4. Meanwhile, add crushed tomatoes and tomato paste to the remaining cooked veggies. Bring to a simmer over medium heat and cook for 10 minutes.


5. In a separate skillet, heat the remaining tablespoon of olive oil over medium-high heat. Add zucchini noodles and cook for 1 minute or until slightly soft. Season with salt and pepper and set aside.


6. Combine cooked meatballs with sauce and serve over the zucchini noodles.




Parmesan Turkey Meatballs with Zucchini Noodles 
Serves 4

All you need:
2 tablespoons olive oil, divided
1 small carrot, diced
1 small yellow onion, diced
2 garlic cloves, minced
1 pound 93% lean ground turkey
1/4 bunch flat leaf parsley, chopped
1 egg
1/2 cup Italian breadcrumbs
1/4 cup shredded Parmesan cheese
1 (28 oz.) can crushed tomatoes with basil and garlic
2 tablespoons tomato paste
4 zucchinis, spiralized into "noodles" (or peeled into long strips)

All you do:
1. Preheat oven to 400. Line a baking sheet with parchment paper.
2. Heat 1 tablespoon olive oil in a large skillet over medium-high heat. Add carrot, onion and garlic and cook until slightly soft, about 3 minutes. Season with salt and pepper. Turn heat off and allow veggies to cool slightly.
3. Place ground turkey in a mixing bowl.

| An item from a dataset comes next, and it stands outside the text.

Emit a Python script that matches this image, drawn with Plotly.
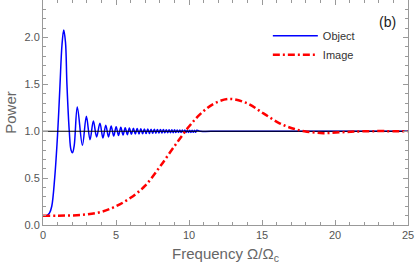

Add parsley, egg, breadcrumbs, cheese and 1/2 the cooked veggies. Using your (clean!) hands, mix to combine. Shape into tablespoon size balls and place on a baking sheet. Cook for 20 minutes.
4. Meanwhile, add crushed tomatoes and tomato paste to the remaining cooked veggies. Bring to a simmer over medium heat and cook for 10 minutes.
5. In a separate skillet, heat the remaining tablespoon of olive oil over medium-high heat. Add zucchini noodles and cook for 1 minute or until slightly soft. Season with salt and pepper and set aside.
6. Combine cooked meatballs with sauce and serve over the zucchini noodles.